■ **GIVEN INFORMATION**

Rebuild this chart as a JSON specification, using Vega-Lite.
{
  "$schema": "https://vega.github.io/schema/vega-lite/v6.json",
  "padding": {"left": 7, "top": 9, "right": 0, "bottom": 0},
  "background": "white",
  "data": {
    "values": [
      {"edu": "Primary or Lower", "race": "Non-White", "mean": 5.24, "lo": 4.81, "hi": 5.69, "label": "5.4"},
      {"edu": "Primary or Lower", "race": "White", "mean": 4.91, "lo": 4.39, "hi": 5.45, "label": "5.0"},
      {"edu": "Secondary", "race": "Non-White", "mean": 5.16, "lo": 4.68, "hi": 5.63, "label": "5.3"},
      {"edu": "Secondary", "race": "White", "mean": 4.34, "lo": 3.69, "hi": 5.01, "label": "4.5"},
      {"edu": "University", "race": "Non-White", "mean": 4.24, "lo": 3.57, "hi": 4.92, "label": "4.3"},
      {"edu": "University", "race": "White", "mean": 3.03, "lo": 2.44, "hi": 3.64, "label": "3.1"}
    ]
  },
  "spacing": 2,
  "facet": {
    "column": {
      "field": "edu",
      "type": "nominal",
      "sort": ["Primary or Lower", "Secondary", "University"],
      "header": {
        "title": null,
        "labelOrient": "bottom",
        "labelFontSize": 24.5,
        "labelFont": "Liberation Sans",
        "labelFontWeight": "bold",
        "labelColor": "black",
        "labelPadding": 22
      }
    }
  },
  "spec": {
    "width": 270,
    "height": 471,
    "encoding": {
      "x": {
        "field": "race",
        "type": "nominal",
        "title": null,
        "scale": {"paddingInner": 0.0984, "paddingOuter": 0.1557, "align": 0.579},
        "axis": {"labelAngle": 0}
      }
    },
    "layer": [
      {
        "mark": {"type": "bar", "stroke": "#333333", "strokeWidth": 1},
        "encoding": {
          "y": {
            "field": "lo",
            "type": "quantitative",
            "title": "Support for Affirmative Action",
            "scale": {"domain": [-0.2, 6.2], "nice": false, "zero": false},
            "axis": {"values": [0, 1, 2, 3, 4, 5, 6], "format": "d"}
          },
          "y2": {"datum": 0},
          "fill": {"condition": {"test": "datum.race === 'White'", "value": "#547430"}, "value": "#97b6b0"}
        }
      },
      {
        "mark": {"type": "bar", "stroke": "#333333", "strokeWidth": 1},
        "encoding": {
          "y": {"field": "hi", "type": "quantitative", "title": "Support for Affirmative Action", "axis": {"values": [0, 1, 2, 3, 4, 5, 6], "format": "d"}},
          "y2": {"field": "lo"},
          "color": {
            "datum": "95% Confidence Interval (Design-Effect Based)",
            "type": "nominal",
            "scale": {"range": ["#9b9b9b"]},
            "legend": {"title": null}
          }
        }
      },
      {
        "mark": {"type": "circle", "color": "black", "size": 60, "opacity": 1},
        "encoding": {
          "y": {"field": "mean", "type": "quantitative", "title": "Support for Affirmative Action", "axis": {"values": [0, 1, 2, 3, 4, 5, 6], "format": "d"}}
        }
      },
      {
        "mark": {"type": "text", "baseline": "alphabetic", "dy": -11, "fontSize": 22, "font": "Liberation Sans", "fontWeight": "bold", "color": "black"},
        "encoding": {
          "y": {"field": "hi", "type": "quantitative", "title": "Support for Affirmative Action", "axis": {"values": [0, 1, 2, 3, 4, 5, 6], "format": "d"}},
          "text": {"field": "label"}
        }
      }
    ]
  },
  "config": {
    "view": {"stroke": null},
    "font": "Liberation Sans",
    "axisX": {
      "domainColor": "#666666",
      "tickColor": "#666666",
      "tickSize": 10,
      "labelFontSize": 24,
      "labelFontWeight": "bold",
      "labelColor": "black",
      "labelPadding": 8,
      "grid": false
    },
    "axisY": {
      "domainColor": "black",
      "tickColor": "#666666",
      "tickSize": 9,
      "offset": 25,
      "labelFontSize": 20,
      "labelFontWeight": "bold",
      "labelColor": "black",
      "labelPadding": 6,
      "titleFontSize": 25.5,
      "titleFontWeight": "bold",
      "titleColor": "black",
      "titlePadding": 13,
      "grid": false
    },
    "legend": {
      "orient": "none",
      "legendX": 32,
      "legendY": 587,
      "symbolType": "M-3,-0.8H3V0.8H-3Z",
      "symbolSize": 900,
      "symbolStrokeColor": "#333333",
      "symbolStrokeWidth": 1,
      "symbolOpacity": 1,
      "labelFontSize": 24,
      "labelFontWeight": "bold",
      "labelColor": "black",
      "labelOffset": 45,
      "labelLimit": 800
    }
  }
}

■ **WHAT THIS TASK INVOLVES**
All of the lines above must be returned exactly.

■ **ANSWER TO THE EXERCISE**
Rebuild this chart as a JSON specification, using Vega-Lite.
{
  "$schema": "https://vega.github.io/schema/vega-lite/v6.json",
  "padding": {"left": 7, "top": 9, "right": 0, "bottom": 0},
  "background": "white",
  "data": {
    "values": [
      {"edu": "Primary or Lower", "race": "Non-White", "mean": 5.24, "lo": 4.81, "hi": 5.69, "label": "5.4"},
      {"edu": "Primary or Lower", "race": "White", "mean": 4.91, "lo": 4.39, "hi": 5.45, "label": "5.0"},
      {"edu": "Secondary", "race": "Non-White", "mean": 5.16, "lo": 4.68, "hi": 5.63, "label": "5.3"},
      {"edu": "Secondary", "race": "White", "mean": 4.34, "lo": 3.69, "hi": 5.01, "label": "4.5"},
      {"edu": "University", "race": "Non-White", "mean": 4.24, "lo": 3.57, "hi": 4.92, "label": "4.3"},
      {"edu": "University", "race": "White", "mean": 3.03, "lo": 2.44, "hi": 3.64, "label": "3.1"}
    ]
  },
  "spacing": 2,
  "facet": {
    "column": {
      "field": "edu",
      "type": "nominal",
      "sort": ["Primary or Lower", "Secondary", "University"],
      "header": {
        "title": null,
        "labelOrient": "bottom",
        "labelFontSize": 24.5,
        "labelFont": "Liberation Sans",
        "labelFontWeight": "bold",
        "labelColor": "black",
        "labelPadding": 22
      }
    }
  },
  "spec": {
    "width": 270,
    "height": 471,
    "encoding": {
      "x": {
        "field": "race",
        "type": "nominal",
        "title": null,
        "scale": {"paddingInner": 0.0984, "paddingOuter": 0.1557, "align": 0.579},
        "axis": {"labelAngle": 0}
      }
    },
    "layer": [
      {
        "mark": {"type": "bar", "stroke": "#333333", "strokeWidth": 1},
        "encoding": {
          "y": {
            "field": "lo",
            "type": "quantitative",
            "title": "Support for Affirmative Action",
            "scale": {"domain": [-0.2, 6.2], "nice": false, "zero": false},
            "axis": {"values": [0, 1, 2, 3, 4, 5, 6], "format": "d"}
          },
          "y2": {"datum": 0},
          "fill": {"condition": {"test": "datum.race === 'White'", "value": "#547430"}, "value": "#97b6b0"}
        }
      },
      {
        "mark": {"type": "bar", "stroke": "#333333", "strokeWidth": 1},
        "encoding": {
          "y": {"field": "hi", "type": "quantitative", "title": "Support for Affirmative Action", "axis": {"values": [0, 1, 2, 3, 4, 5, 6], "format": "d"}},
          "y2": {"field": "lo"},
          "color": {
            "datum": "95% Confidence Interval (Design-Effect Based)",
            "type": "nominal",
            "scale": {"range": ["#9b9b9b"]},
            "legend": {"title": null}
          }
        }
      },
      {
        "mark": {"type": "circle", "color": "black", "size": 60, "opacity": 1},
        "encoding": {
          "y": {"field": "mean", "type": "quantitative", "title": "Support for Affirmative Action", "axis": {"values": [0, 1, 2, 3, 4, 5, 6], "format": "d"}}
        }
      },
      {
        "mark": {"type": "text", "baseline": "alphabetic", "dy": -11, "fontSize": 22, "font": "Liberation Sans", "fontWeight": "bold", "color": "black"},
        "encoding": {
          "y": {"field": "hi", "type": "quantitative", "title": "Support for Affirmative Action", "axis": {"values": [0, 1, 2, 3, 4, 5, 6], "format": "d"}},
          "text": {"field": "label"}
        }
      }
    ]
  },
  "config": {
    "view": {"stroke": null},
    "font": "Liberation Sans",
    "axisX": {
      "domainColor": "#666666",
      "tickColor": "#666666",
      "tickSize": 10,
      "labelFontSize": 24,
      "labelFontWeight": "bold",
      "labelColor": "black",
      "labelPadding": 8,
      "grid": false
    },
    "axisY": {
      "domainColor": "black",
      "tickColor": "#666666",
      "tickSize": 9,
      "offset": 25,
      "labelFontSize": 20,
      "labelFontWeight": "bold",
      "labelColor": "black",
      "labelPadding": 6,
      "titleFontSize": 25.5,
      "titleFontWeight": "bold",
      "titleColor": "black",
      "titlePadding": 13,
      "grid": false
    },
    "legend": {
      "orient": "none",
      "legendX": 32,
      "legendY": 587,
      "symbolType": "M-3,-0.8H3V0.8H-3Z",
      "symbolSize": 900,
      "symbolStrokeColor": "#333333",
      "symbolStrokeWidth": 1,
      "symbolOpacity": 1,
      "labelFontSize": 24,
      "labelFontWeight": "bold",
      "labelColor": "black",
      "labelOffset": 45,
      "labelLimit": 800
    }
  }
}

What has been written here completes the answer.